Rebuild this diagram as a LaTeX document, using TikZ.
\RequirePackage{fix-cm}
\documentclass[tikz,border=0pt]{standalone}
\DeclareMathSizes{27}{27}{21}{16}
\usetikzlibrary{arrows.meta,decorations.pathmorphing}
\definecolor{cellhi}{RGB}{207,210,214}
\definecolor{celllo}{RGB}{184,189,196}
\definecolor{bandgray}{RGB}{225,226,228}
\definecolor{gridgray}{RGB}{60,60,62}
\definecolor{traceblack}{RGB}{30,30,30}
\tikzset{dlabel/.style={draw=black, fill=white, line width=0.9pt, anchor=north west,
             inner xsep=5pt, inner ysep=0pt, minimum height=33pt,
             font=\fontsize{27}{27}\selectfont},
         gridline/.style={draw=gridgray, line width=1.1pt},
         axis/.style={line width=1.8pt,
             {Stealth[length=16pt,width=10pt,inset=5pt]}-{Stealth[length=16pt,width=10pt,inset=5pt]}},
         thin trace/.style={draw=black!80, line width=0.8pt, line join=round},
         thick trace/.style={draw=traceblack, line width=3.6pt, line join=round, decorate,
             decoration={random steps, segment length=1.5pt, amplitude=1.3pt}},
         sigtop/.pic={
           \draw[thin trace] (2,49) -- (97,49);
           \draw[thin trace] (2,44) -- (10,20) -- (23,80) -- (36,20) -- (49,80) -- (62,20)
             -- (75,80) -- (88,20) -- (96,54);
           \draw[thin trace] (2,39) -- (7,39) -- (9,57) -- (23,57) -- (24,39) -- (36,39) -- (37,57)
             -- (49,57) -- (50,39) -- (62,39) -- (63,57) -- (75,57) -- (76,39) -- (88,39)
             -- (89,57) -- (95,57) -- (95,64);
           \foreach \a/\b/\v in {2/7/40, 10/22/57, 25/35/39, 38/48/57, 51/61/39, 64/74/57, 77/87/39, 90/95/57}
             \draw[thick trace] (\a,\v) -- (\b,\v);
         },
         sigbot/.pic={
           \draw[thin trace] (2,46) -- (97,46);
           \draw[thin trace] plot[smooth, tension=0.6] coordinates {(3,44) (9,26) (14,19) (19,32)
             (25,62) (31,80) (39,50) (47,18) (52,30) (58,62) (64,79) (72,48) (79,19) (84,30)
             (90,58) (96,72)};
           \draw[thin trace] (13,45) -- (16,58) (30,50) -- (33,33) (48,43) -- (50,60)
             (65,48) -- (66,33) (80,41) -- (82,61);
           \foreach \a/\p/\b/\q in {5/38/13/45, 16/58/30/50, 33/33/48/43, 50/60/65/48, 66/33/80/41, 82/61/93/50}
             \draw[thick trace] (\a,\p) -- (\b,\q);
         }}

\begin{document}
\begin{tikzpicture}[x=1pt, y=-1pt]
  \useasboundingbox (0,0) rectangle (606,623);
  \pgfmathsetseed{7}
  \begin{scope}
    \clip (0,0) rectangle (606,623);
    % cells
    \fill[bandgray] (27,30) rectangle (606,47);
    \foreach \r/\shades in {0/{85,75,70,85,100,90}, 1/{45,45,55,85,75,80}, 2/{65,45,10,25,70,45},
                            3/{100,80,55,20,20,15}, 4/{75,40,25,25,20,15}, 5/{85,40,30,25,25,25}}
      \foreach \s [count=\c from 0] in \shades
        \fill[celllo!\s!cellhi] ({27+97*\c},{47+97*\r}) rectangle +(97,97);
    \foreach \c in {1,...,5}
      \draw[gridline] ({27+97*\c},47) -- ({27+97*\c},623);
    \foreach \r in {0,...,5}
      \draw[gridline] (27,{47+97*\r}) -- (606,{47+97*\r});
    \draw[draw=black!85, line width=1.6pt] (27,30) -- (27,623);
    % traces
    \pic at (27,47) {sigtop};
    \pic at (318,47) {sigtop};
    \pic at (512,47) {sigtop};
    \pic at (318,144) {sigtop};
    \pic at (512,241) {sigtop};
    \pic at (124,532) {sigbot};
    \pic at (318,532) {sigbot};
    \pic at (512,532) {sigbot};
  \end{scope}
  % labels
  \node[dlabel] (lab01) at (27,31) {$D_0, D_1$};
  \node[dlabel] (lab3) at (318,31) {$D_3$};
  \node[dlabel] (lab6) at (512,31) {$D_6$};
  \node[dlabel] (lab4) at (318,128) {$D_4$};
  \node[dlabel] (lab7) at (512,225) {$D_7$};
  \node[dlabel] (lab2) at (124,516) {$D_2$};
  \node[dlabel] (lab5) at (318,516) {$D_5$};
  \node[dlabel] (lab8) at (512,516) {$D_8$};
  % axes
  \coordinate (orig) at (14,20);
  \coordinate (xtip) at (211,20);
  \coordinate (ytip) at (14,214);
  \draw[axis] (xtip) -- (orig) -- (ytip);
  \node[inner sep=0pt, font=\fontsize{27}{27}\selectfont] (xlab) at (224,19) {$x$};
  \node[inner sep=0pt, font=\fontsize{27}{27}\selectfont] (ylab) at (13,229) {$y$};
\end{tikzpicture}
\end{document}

---

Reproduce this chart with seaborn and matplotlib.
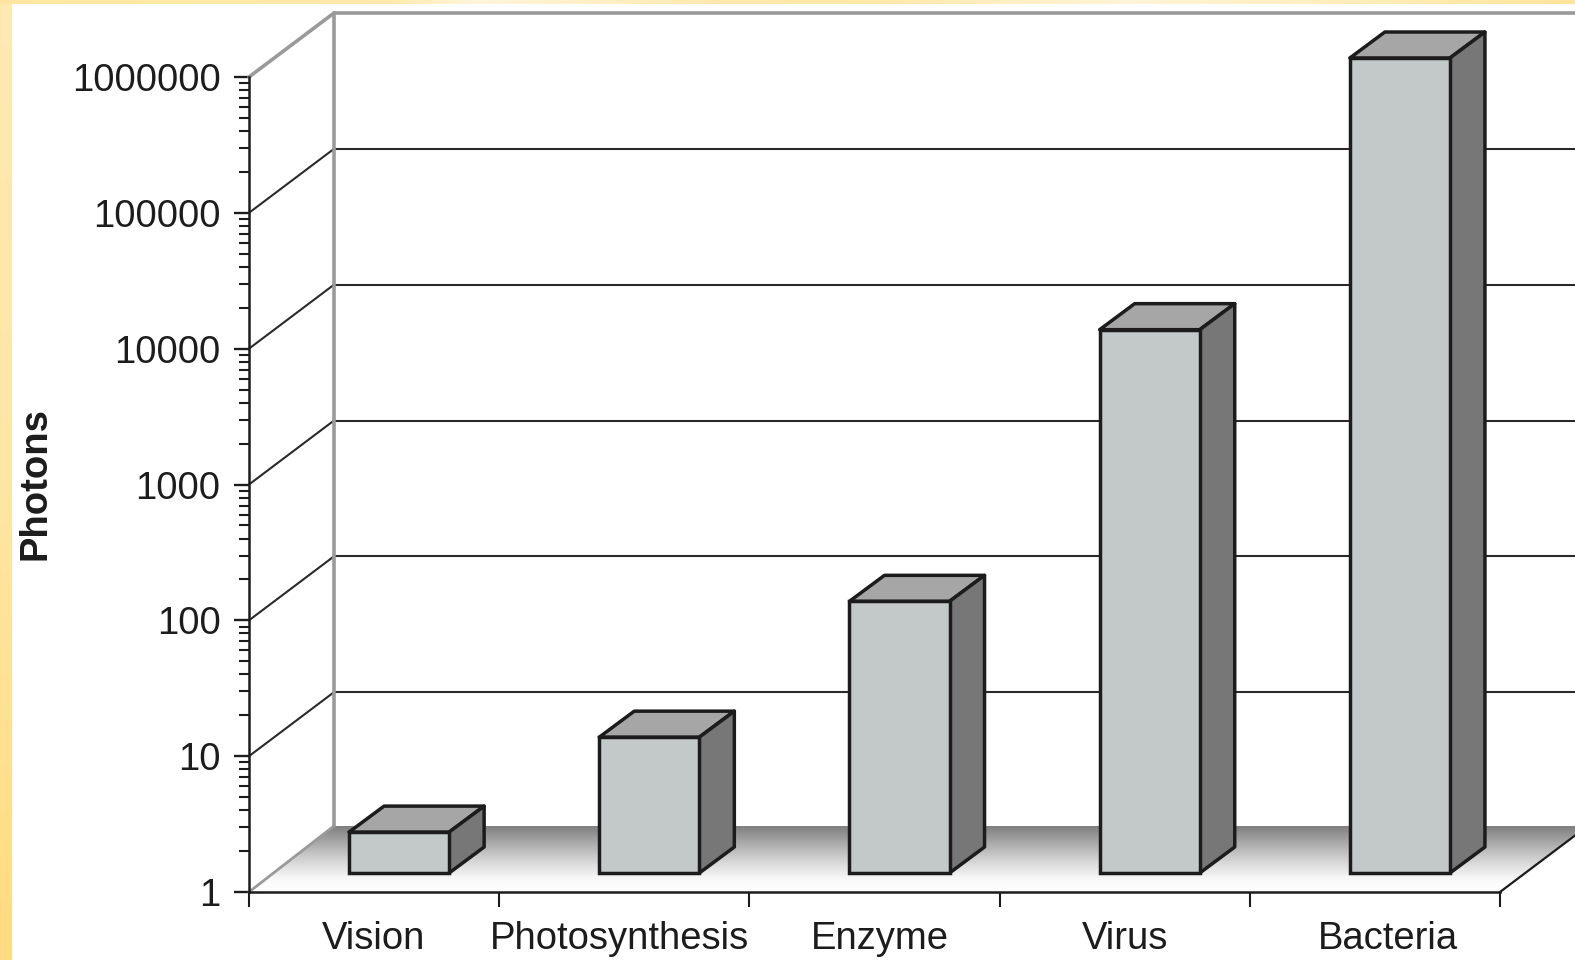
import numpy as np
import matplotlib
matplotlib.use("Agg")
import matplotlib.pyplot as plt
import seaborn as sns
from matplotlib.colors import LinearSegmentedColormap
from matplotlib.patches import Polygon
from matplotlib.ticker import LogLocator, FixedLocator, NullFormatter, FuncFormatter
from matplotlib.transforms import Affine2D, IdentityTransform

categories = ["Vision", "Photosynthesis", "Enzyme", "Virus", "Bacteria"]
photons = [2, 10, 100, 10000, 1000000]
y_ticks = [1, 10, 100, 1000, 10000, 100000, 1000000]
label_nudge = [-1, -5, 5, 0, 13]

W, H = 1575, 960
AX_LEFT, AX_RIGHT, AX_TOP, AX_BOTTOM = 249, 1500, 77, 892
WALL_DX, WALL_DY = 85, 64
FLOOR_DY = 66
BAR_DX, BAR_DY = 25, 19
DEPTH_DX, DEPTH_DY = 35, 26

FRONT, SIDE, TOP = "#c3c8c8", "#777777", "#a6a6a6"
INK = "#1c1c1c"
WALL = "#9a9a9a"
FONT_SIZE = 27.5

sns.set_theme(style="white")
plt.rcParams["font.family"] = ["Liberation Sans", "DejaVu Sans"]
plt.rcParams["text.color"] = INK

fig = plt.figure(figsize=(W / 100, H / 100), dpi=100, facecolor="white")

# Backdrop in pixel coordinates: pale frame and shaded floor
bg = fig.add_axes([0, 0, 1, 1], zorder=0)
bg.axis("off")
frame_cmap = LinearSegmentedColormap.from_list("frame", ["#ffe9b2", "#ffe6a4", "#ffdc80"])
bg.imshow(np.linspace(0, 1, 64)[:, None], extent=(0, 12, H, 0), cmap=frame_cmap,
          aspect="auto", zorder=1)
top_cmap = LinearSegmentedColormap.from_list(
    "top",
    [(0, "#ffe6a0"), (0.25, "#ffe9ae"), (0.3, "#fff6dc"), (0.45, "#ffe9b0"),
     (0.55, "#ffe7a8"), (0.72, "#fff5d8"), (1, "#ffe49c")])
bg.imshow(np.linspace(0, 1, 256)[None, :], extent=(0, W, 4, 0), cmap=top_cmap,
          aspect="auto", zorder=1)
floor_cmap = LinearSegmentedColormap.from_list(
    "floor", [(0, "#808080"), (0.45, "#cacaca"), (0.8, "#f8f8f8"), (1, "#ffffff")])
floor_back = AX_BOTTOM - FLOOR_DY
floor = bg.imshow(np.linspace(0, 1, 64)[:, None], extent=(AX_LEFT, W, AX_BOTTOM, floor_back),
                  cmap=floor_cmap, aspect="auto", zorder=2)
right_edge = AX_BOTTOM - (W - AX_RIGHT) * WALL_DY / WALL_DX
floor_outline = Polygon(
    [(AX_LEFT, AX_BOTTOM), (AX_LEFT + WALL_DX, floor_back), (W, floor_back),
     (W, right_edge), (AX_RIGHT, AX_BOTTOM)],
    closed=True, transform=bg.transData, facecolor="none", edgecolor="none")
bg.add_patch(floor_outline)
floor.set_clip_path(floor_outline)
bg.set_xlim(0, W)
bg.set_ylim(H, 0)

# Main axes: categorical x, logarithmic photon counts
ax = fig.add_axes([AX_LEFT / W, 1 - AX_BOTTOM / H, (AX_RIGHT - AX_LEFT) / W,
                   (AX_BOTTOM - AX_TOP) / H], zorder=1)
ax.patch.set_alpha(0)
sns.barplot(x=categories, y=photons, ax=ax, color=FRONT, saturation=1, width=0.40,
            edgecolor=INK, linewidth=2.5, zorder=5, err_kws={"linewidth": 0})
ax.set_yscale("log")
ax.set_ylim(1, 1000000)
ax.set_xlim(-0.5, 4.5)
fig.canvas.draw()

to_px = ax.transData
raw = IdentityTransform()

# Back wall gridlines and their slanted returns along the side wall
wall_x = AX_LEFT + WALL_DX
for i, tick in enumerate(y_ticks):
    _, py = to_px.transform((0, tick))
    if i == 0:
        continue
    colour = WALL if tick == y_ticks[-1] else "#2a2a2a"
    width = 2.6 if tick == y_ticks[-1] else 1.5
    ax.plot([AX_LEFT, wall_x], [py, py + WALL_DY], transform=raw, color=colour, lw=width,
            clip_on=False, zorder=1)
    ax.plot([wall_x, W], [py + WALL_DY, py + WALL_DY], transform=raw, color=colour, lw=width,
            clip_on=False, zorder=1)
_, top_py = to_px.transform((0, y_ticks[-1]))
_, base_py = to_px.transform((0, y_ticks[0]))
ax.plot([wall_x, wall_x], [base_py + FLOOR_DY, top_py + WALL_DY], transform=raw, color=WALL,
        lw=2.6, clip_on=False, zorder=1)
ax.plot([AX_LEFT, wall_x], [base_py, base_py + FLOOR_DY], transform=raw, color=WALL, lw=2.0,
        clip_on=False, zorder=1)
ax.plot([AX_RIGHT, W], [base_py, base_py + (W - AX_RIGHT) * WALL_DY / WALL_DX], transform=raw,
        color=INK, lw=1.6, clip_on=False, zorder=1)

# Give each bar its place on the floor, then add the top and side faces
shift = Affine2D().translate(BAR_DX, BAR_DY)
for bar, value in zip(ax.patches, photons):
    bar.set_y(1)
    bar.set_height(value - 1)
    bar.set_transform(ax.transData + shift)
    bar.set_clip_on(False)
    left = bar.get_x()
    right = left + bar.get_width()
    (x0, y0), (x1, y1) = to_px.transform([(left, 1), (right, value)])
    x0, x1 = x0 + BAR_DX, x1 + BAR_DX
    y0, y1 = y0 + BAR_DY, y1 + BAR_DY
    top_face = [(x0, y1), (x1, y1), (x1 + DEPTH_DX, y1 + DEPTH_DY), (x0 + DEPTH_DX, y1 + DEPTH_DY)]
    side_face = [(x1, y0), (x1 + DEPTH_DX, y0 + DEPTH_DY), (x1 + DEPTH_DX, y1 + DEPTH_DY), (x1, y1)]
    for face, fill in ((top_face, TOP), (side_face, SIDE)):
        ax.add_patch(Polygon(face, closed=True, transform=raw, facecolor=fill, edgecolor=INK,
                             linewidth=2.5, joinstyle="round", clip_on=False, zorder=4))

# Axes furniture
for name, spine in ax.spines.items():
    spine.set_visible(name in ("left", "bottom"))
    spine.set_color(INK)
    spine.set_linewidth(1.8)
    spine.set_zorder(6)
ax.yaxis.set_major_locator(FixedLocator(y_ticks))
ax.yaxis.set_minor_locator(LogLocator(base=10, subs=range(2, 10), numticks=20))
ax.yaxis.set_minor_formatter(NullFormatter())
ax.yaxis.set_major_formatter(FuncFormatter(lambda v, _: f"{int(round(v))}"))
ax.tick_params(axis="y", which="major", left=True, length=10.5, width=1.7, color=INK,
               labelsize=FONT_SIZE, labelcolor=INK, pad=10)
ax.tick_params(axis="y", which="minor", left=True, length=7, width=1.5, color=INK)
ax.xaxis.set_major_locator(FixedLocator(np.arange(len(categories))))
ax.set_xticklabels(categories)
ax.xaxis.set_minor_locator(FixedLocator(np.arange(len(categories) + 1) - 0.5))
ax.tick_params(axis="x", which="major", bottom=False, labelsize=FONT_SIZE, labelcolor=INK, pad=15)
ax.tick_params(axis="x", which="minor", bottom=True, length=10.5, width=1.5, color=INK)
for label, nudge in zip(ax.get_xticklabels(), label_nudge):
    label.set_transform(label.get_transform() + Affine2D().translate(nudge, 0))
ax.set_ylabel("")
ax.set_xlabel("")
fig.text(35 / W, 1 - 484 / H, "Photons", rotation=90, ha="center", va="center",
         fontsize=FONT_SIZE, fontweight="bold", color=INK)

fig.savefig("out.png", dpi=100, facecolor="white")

--

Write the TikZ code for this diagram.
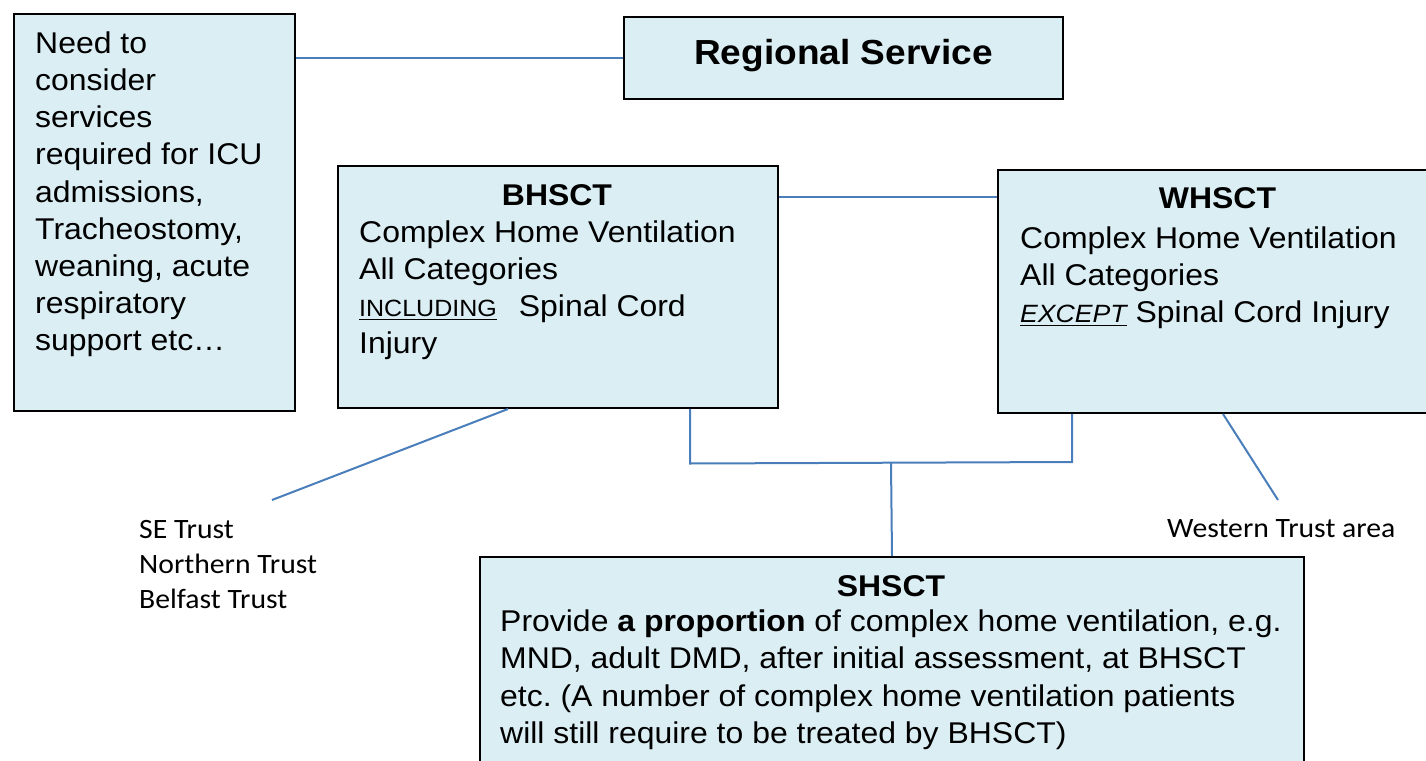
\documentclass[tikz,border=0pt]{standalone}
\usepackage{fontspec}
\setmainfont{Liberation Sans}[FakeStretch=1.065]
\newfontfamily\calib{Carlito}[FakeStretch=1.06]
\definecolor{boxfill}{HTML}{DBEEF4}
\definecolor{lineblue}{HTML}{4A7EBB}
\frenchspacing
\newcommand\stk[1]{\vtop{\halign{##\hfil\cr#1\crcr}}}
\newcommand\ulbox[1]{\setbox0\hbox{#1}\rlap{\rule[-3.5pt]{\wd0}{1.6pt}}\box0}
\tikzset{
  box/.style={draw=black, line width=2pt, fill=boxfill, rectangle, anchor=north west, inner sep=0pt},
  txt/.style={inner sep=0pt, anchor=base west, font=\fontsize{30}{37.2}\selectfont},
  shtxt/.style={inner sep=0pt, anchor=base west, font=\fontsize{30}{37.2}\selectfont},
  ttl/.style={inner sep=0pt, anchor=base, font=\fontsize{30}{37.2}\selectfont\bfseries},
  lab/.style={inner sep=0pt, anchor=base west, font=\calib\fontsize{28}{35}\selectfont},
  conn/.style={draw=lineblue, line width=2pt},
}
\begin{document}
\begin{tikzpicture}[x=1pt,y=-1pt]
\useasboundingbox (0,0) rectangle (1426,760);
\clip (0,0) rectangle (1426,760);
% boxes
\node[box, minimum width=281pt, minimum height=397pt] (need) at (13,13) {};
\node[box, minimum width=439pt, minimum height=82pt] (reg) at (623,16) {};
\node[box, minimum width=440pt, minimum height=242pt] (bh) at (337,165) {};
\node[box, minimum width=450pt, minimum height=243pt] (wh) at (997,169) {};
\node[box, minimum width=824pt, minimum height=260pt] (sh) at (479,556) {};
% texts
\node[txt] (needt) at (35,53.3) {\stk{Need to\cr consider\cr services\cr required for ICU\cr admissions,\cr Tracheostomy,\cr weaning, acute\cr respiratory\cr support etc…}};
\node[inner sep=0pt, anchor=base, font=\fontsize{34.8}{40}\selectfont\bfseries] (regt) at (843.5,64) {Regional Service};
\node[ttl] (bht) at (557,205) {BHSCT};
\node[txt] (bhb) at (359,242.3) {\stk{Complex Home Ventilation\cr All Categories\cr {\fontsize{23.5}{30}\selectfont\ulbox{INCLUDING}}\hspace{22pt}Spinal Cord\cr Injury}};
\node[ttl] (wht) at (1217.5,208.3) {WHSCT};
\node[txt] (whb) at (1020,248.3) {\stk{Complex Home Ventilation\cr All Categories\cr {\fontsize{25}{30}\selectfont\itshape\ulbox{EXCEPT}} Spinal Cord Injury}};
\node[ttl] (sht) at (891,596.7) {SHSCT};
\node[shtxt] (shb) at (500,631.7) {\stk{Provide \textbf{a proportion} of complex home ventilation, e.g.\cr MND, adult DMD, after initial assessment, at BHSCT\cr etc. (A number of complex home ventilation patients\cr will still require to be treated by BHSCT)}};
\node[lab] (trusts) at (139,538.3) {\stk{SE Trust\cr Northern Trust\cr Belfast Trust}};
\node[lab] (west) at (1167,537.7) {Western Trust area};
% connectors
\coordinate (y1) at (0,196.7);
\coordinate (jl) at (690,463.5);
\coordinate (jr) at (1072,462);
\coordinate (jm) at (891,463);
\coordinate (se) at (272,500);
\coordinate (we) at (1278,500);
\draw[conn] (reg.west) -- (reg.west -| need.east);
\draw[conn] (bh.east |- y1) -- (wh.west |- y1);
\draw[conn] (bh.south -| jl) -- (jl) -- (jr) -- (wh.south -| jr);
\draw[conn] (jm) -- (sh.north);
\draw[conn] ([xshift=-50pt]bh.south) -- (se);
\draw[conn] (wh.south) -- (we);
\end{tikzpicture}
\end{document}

» **WORK INSTRUCTIONS**:
Take only the lines above from the one that has "Reproduce this chart" through the one that has "fig = plt.figure(figsize=(W" and reproduce them exactly, omitting any pictures.

» **RESULT FOR THIS TASK**:
Reproduce this chart with seaborn and matplotlib.
import numpy as np
import matplotlib
matplotlib.use("Agg")
import matplotlib.pyplot as plt
import seaborn as sns
from matplotlib.colors import LinearSegmentedColormap
from matplotlib.patches import Polygon
from matplotlib.ticker import LogLocator, FixedLocator, NullFormatter, FuncFormatter
from matplotlib.transforms import Affine2D, IdentityTransform

categories = ["Vision", "Photosynthesis", "Enzyme", "Virus", "Bacteria"]
photons = [2, 10, 100, 10000, 1000000]
y_ticks = [1, 10, 100, 1000, 10000, 100000, 1000000]
label_nudge = [-1, -5, 5, 0, 13]

W, H = 1575, 960
AX_LEFT, AX_RIGHT, AX_TOP, AX_BOTTOM = 249, 1500, 77, 892
WALL_DX, WALL_DY = 85, 64
FLOOR_DY = 66
BAR_DX, BAR_DY = 25, 19
DEPTH_DX, DEPTH_DY = 35, 26

FRONT, SIDE, TOP = "#c3c8c8", "#777777", "#a6a6a6"
INK = "#1c1c1c"
WALL = "#9a9a9a"
FONT_SIZE = 27.5

sns.set_theme(style="white")
plt.rcParams["font.family"] = ["Liberation Sans", "DejaVu Sans"]
plt.rcParams["text.color"] = INK

fig = plt.figure(figsize=(W / 100, H / 100), dpi=100, facecolor="white")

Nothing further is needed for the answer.